Le Mouvement 5 étoiles en chute libre en Sardaigne
Le Mouvement 5 étoiles en chute libre en Sardaigne
Par Jérôme Gautheret (Rome, correspondant)
Après neuf mois au pouvoir, le parti antisystème a progressivement perdu pied face à la Ligue de Matteo Salvini.
Luigi di Maio, le chef du M5S, présente le revenu de citoyenneté, à Rome, le 22 janvier. Même cette mesure phare n’aura pas convaincu l’électorat de Sardaigne. / VINCENZO PINTO / AFP
Annoncée depuis des semaines, la défaite des 5 étoiles dans l’élection régionale de Sardaigne est tout sauf une surprise. Dans les derniers jours de la campagne, la direction du Mouvement a même décidé d’annuler la plupart de ses rassemblements, afin de minimiser la portée de ce recul, et le candidat à la présidence qu’il s’est choisi, Francesco Desogus, a semblé s’évanouir dans la nature.
Mais le signal envoyé par les électeurs sardes dimanche 24 février est si net que ces manœuvres de dernière minute n’auront sans doute servi à rien. Avec 14 à 18 % des voix, selon les sondages de sortie des urnes, le mouvement connaît une décrue d’une soudaineté inédite. Bien sûr il est toujours périlleux de comparer une élection nationale et un scrutin local, mais tout de même, passer en moins d’un an de plus de quatre électeurs sur dix à environ un sur six…
Soudain muets
Le scénario redouté depuis des semaines par la direction du 5 étoiles a bel et bien pris forme : après neuf mois d’exercice du pouvoir qui l’ont vu progressivement perdre pied face à la Ligue de Matteo Salvini (extrême droite), la formation antisystème commence à payer le prix de son impréparation et de ses renoncements successifs notamment en matière d’environnement ou de moralisation de la vie politique. Même la perspective de la mise en place au printemps de sa mesure phare, le revenu de citoyenneté, n’aura pas stoppé l’hémorragie.
Lundi matin, alors que commençait laborieusement le dépouillement, le chef politique du M5S, Luigi Di Maio, n’avait pas fait encore de commentaire, et les habituels ténors du mouvement étaient soudain muets sur les réseaux sociaux, comme sonnés par l’ampleur de la défaite.
Ce résultat, deux semaines après une élection calamiteuse dans les Abruzzes, où le mouvement avait perdu près de 200 000 voix, recueillant 20 % des suffrages, contre 48 % à la coalition de droite et 31 % à celle de gauche, pourrait-il faire tanguer le gouvernement ? C’était la crainte qui régnait au sommet de la formation ces derniers jours.
L’autre enseignement majeur émergeant au sortir de ce scrutin, qui s’est déroulé avec une participation relativement importante (plus de 56 % de votants, soit deux points de plus qu’an 2014), est le retour à une configuration plus classique que celle qui prévalait en Italie ces dernières années : en effet, le grand vainqueur de l’élection de dimanche semble bien être le clivage gauche-droite.
Dans cet affrontement, les listes de droite disposent d’un avantage important.

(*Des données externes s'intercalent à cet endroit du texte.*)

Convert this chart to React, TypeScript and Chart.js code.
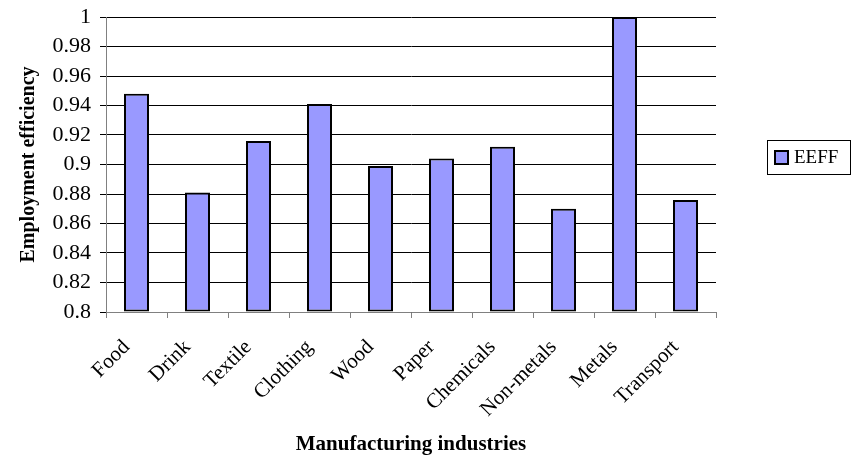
import React, { useEffect, useRef } from "react";
import { Chart, registerables } from "chart.js";

Chart.register(...registerables);

const CATEGORIES = ["Food", "Drink", "Textile", "Clothing", "Wood", "Paper", "Chemicals", "Non-metals", "Metals", "Transport"];
const EEFF = [0.948, 0.881, 0.916, 0.941, 0.899, 0.904, 0.912, 0.87, 1.0, 0.876];
const SERIES_LABEL = "EEFF";
const Y_MIN = 0.8;
const Y_MAX = 1.0;
const Y_STEP = 0.02;
const X_TITLE = "Manufacturing industries";
const Y_TITLE = "Employment efficiency";

const FONT = "'Liberation Serif', 'Times New Roman', serif";

const legendBoxPlugin = {
  id: "legendBox",
  afterDraw(chart: any) {
    const { ctx, chartArea } = chart;
    const ds = chart.data.datasets[0];
    const x = chartArea.right + 51;
    const y = chartArea.top + 123;
    const w = 83;
    const h = 34;
    ctx.save();
    ctx.strokeStyle = "#000";
    ctx.lineWidth = 1;
    ctx.strokeRect(x + 0.5, y + 0.5, w, h);
    ctx.fillStyle = ds.backgroundColor;
    ctx.fillRect(x + 8, y + 11, 13, 13);
    ctx.lineWidth = 2;
    ctx.strokeRect(x + 8, y + 11, 13, 13);
    ctx.fillStyle = "#000";
    ctx.font = `19px ${FONT}`;
    ctx.textBaseline = "middle";
    ctx.textAlign = "left";
    ctx.fillText(ds.label, x + 27, y + h / 2 + 1);
    ctx.restore();
  },
};

export default function App() {
  const ref = useRef<HTMLCanvasElement | null>(null);
  useEffect(() => {
    document.body.style.margin = "0";
    document.body.style.background = "#fff";
    const canvas = ref.current!;
    const chart = new Chart(canvas, {
      type: "bar",
      data: {
        labels: CATEGORIES,
        datasets: [
          {
            label: SERIES_LABEL,
            data: EEFF,
            base: Y_MIN,
            backgroundColor: "#9999FF",
            borderColor: "#000000",
            borderWidth: 2,
            borderSkipped: false,
            barPercentage: 0.41,
            categoryPercentage: 1,
          } as any,
        ],
      },
      options: {
        responsive: false,
        animation: false,
        maintainAspectRatio: false,
        layout: { padding: { top: 17, right: 136, left: 0, bottom: 0 } },
        plugins: { legend: { display: false }, tooltip: { enabled: false } },
        scales: {
          x: {
            offset: true,
            grid: { display: true, drawOnChartArea: false, drawTicks: true, tickLength: 6, color: "#808080", offset: true },
            border: { color: "#808080", width: 1 },
            ticks: { color: "#000", font: { family: FONT, size: 21 }, minRotation: 45, maxRotation: 45, autoSkip: false, padding: 17, labelOffset: -10 },
            title: { display: true, text: X_TITLE, color: "#000", font: { family: FONT, size: 21, weight: "bold" }, padding: { top: 0, bottom: 2 } },
            afterFit: (s: any) => { s.height = 147; s.paddingLeft = 0; s.paddingRight = 0; },
          },
          y: {
            min: Y_MIN,
            max: Y_MAX,
            grid: { color: "#000", lineWidth: 1, tickLength: 6, drawTicks: true },
            border: { color: "#808080", width: 1 },
            ticks: {
              stepSize: Y_STEP,
              color: "#000",
              font: { family: FONT, size: 22 },
              padding: 9,
              callback: (v: any) => String(Number(Number(v).toFixed(2))),
            },
            title: { display: true, text: Y_TITLE, color: "#000", font: { family: FONT, size: 20, weight: "bold" }, padding: { top: 17, bottom: 0 } },
            afterFit: (s: any) => { s.width = 106; s.paddingTop = 0; s.paddingBottom = 0; },
          },
        },
      },
      plugins: [legendBoxPlugin],
    });
    return () => chart.destroy();
  }, []);
  return (
    <div style={{ width: 852, height: 459, background: "#fff" }}>
      <canvas ref={ref} width={852} height={459} style={{ display: "block" }} />
    </div>
  );
}
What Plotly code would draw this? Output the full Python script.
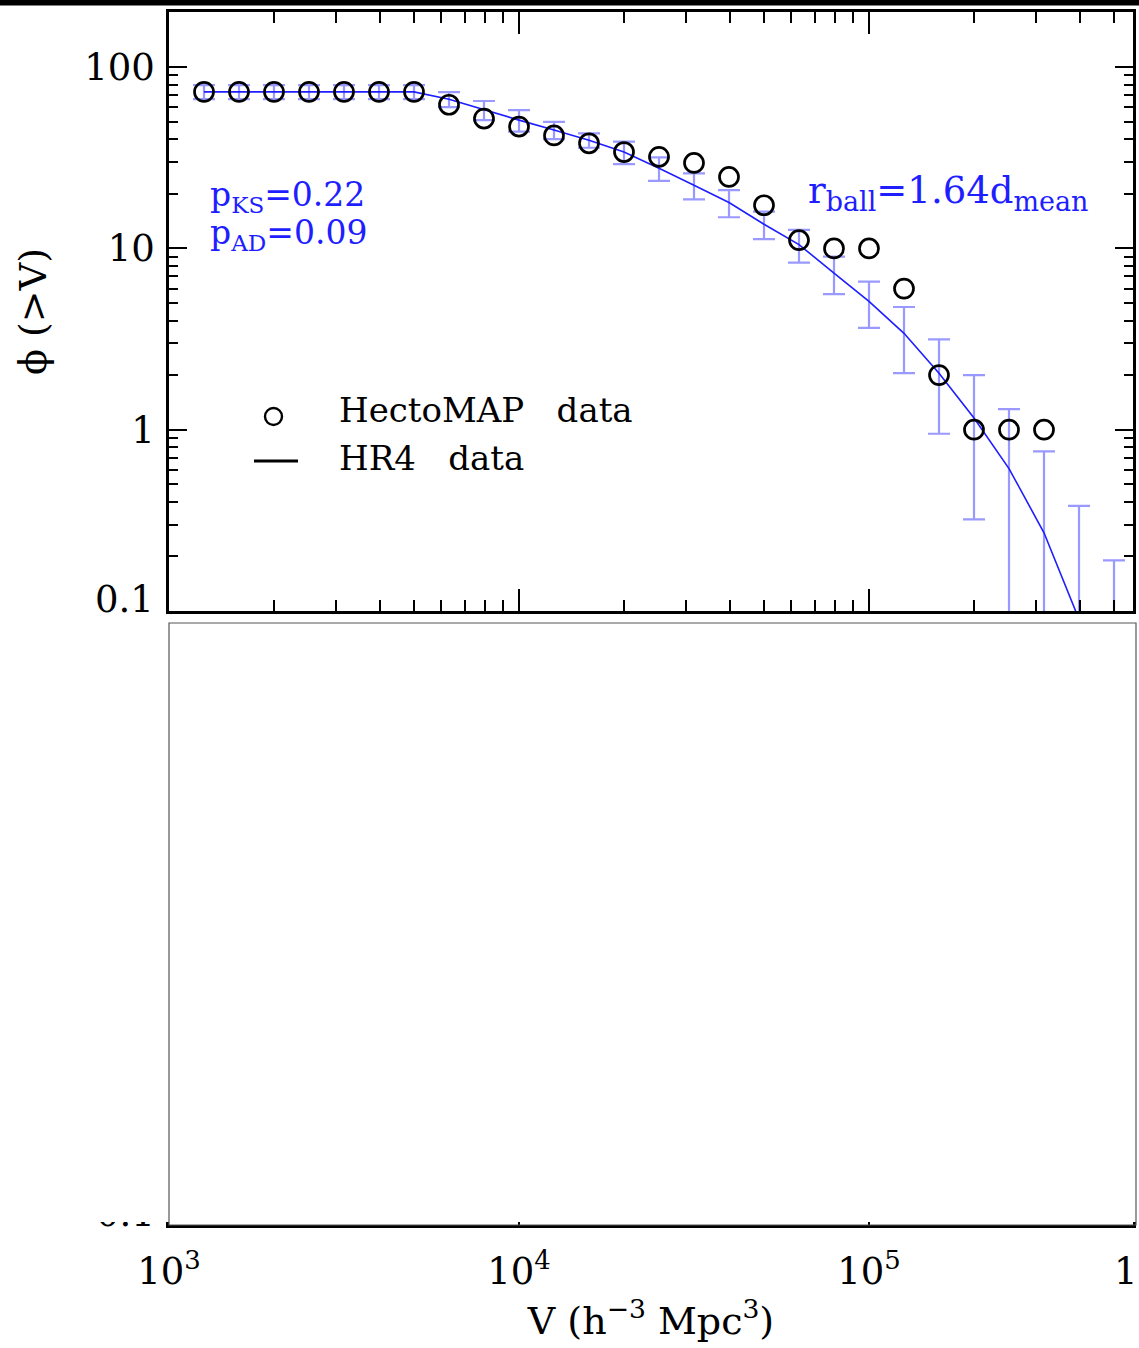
import plotly.graph_objects as go

W, H = 1139, 1348

# ---------------- data ----------------
volume = [1259, 1585, 1995, 2512, 3162, 3981, 5012, 6310, 7943, 10000,
          12589, 15849, 19953, 25119, 31623, 39811, 50119, 63096, 79433,
          100000, 125893, 158489, 199526, 251189, 316228]
hectomap_phi = [73, 73, 73, 73, 73, 73, 73, 62, 52, 47, 42, 38, 34, 32, 29.6,
                24.8, 17.3, 11.1, 10, 10, 6, 2, 1, 1, 1]

hr4_volume = [1259, 1585, 1995, 2512, 3162, 3981, 5012, 6310, 7943, 10000,
              12589, 15849, 19953, 25119, 31623, 39811, 50119, 63096, 79433,
              100000, 125893, 158489, 199526, 251189, 316228, 398107, 501187]
hr4_phi = [73, 73, 73, 73, 73, 73, 73, 66.5, 58, 51, 45, 39.5, 34, 27.7, 22.3,
           17.9, 13.6, 10.5, 7.3, 5.1, 3.4, 2.05, 1.16, 0.61, 0.27, 0.09, 0.02]
hr4_err = [6.5, 6.5, 6.5, 6.5, 6.5, 6.5, 6.5, 6.3, 7.0, 6.9, 4.9, 3.6, 4.8, 4.1,
           3.65, 3.05, 2.35, 2.15, 1.7, 1.46, 1.35, 1.1, 0.84, 0.69, 0.49, 0.29, 0.17]

y_tickvals = [1, 10, 100]
y_ticktext = ["1", "10", "100"]
x_tickvals = [1e3, 1e4, 1e5]
x_ticktext = ["10<sup>3</sup>", "10<sup>4</sup>", "10<sup>5</sup>"]
x_minor = [m * 10 ** d for d in (3, 4, 5) for m in range(2, 10) if m * 10 ** d < 5.6e5]
y_minor = [m * 10 ** d for d in (-1, 0, 1) for m in range(2, 10)]

FONT = "DejaVu Serif"
BLUE = "rgb(30,30,255)"


def pxx(x):
    return x / W


def pxy(y):
    return 1 - y / H


X_RANGE = [3, 3 + (1133 - 169) / 350.0]
Y_RANGE = [-1, -1 + (611 - 12) / 181.3]

fig = go.Figure()

fig.add_trace(go.Scatter(
    x=hr4_volume, y=hr4_phi, mode="lines", name="HR4 data",
    line=dict(color=BLUE, width=1.6),
    error_y=dict(type="data", array=hr4_err, color="rgba(70,70,255,0.55)",
                 thickness=2.2, width=11),
    showlegend=False, xaxis="x", yaxis="y"))

fig.add_trace(go.Scatter(
    x=volume, y=hectomap_phi, mode="markers", name="HectoMAP data",
    marker=dict(symbol="circle-open", size=19, color="black",
                line=dict(width=2.7, color="black")),
    showlegend=False, xaxis="x", yaxis="y"))

# lower (hidden) panel, only its bottom axis survives
fig.add_trace(go.Scatter(x=[], y=[], xaxis="x2", yaxis="y2", showlegend=False))

axis_common = dict(type="log", showgrid=False, zeroline=False, showline=True,
                   automargin=False,
                   linecolor="black", linewidth=2.5, mirror="allticks",
                   ticks="inside", tickcolor="black", tickwidth=2,
                   tickfont=dict(family=FONT, size=37, color="black"))

fig.update_layout(
    width=W, height=H, autosize=False,
    margin=dict(l=0, r=0, t=0, b=0, pad=0),
    paper_bgcolor="white", plot_bgcolor="white",
    showlegend=False,
    xaxis=dict(axis_common, domain=[pxx(169), pxx(1133)], range=X_RANGE,
               anchor="y", tickvals=x_tickvals, ticklen=22, showticklabels=False,
               minor=dict(ticks="inside", ticklen=11, tickwidth=2, tickcolor="black",
                          tickvals=x_minor, showgrid=False)),
    yaxis=dict(axis_common, domain=[pxy(611), pxy(12)], range=Y_RANGE,
               anchor="x", tickvals=y_tickvals, ticktext=y_ticktext, ticklen=18,
               ticklabelstandoff=4,
               minor=dict(ticks="inside", ticklen=9, tickwidth=2, tickcolor="black",
                          tickvals=y_minor, showgrid=False),
               title=dict(text="ϕ (>V)", font=dict(family=FONT, size=38, color="black"),
                          standoff=26)),
    xaxis2=dict(axis_common, domain=[pxx(169), pxx(1133)], range=X_RANGE,
                anchor="y2", tickvals=x_tickvals, ticktext=x_ticktext, ticklen=22,
                ticklabelstandoff=12,
                title=dict(text="V (h<sup>−3</sup> Mpc<sup>3</sup>)",
                           font=dict(family=FONT, size=38, color="black"), standoff=15)),
    yaxis2=dict(axis_common, domain=[pxy(1225), pxy(623)], range=Y_RANGE,
                anchor="x2", tickvals=[0.1], ticktext=["0.1"], ticklen=18,
                ticklabelstandoff=4, ticklabelshift=-12),
)

shapes = [
    # black strip at the very top
    dict(type="rect", xref="paper", yref="paper", x0=0, x1=1, y0=pxy(5.5), y1=1,
         fillcolor="black", line=dict(width=0), layer="above"),
    # white box covering the lower panel
    dict(type="rect", xref="paper", yref="paper", x0=0, x1=1, y0=pxy(1222), y1=pxy(617),
         fillcolor="white", line=dict(width=0), layer="above"),
    dict(type="rect", xref="paper", yref="paper", x0=pxx(169), x1=pxx(1136),
         y0=pxy(1225), y1=pxy(623), line=dict(color="#555555", width=1.2), layer="above"),
    # legend symbols
    dict(type="circle", xref="paper", yref="paper", x0=pxx(265), x1=pxx(282),
         y0=pxy(425), y1=pxy(408), line=dict(color="black", width=2.4), layer="above"),
    dict(type="line", xref="paper", yref="paper", x0=pxx(254), x1=pxx(298),
         y0=pxy(461), y1=pxy(461), line=dict(color="black", width=3), layer="above"),
]
fig.update_layout(shapes=shapes)

SUB = '<sub><span style="font-size:27px">{}</span></sub>'

ann = [
    dict(text="0.1", x=pxx(156), y=pxy(599), xanchor="right", yanchor="middle",
         font=dict(family=FONT, size=37, color="black")),
    dict(text="HectoMAP&nbsp;&nbsp;&nbsp;data", x=pxx(337), y=pxy(410), xanchor="left",
         yanchor="middle", font=dict(family=FONT, size=34, color="black")),
    dict(text="HR4&nbsp;&nbsp;&nbsp;data", x=pxx(337), y=pxy(458), xanchor="left",
         yanchor="middle", font=dict(family=FONT, size=34, color="black")),
    dict(text="p<sub>KS</sub>=0.22", x=pxx(208), y=pxy(196), xanchor="left", yanchor="middle",
         font=dict(family=FONT, size=33, color=BLUE)),
    dict(text="p<sub>AD</sub>=0.09", x=pxx(208), y=pxy(234), xanchor="left", yanchor="middle",
         font=dict(family=FONT, size=33, color=BLUE)),
    dict(text="r" + SUB.format("ball") + "=1.64d" + SUB.format("mean"), x=pxx(806), y=pxy(193),
         xanchor="left", yanchor="middle", font=dict(family=FONT, size=37, color=BLUE)),
    dict(text="10<sup>6</sup>", x=pxx(1112), y=pxy(1268), xanchor="left", yanchor="middle",
         font=dict(family=FONT, size=37, color="black")),
]
for a in ann:
    a.update(xref="paper", yref="paper", showarrow=False)
fig.update_layout(annotations=ann)

fig.write_html("out.html", config={"displayModeBar": False},
               post_script="document.body.style.margin='0px';")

Elles recueilleraient, selon les sondages de sortie des urnes, plus de 40 % des suffrages, avec une bonne douzaine de points d’avance sur celles de gauche. Au sein de la droite, la liste de la Ligue, estimée entre 12 et 15 %, ne semble pas être si dominatrice qu’annoncé. Mais il est vrai que son chef de liste, Christian Solinas, venu du Parti d’action sarde, n’avait pas franchement le profil d’un légiste de stricte obédience, et que sur l’île, l’ensemble des listes de droite s’étaient clairement rangées sous le patronage du dirigeant de la Ligue, Matteo Salvini.
Energies locales
A gauche, le bon résultat de la coalition tient à deux facteurs : le dynamisme des « listes civiques », apolitiques, et la personne du candidat présenté pour la présidence, le maire de Cagliari, Massimo Zedda. Peu lié au PD, celui-ci a mené une campagne centrée sur les énergies locales, n’invitant aucune des figures nationales de la gauche, à l’inverse de la stratégie suivie par la droite, qui s’est avant tout appuyée sur la personne de Matteo Salvini.
Cette singularité est encore plus nette en ce qui concerne le choix du futur gouverneur de l’île : selon les sondages de sortie des urnes, Massimo Zedda talonne en effet son rival de droite Christian Solinas, avec moins de deux points de retard. Or, dans le système électoral particulier de la région sarde, le choix du président prime sur les listes, et le candidat arrivé en tête apporte à son camp une importante prime majoritaire. Aussi lundi matin, tandis que les premiers résultats se faisaient attendre, l’ensemble de la gauche sarde s’est-elle prise, malgré le retard de ses listes, à rêver à une surprise retentissante.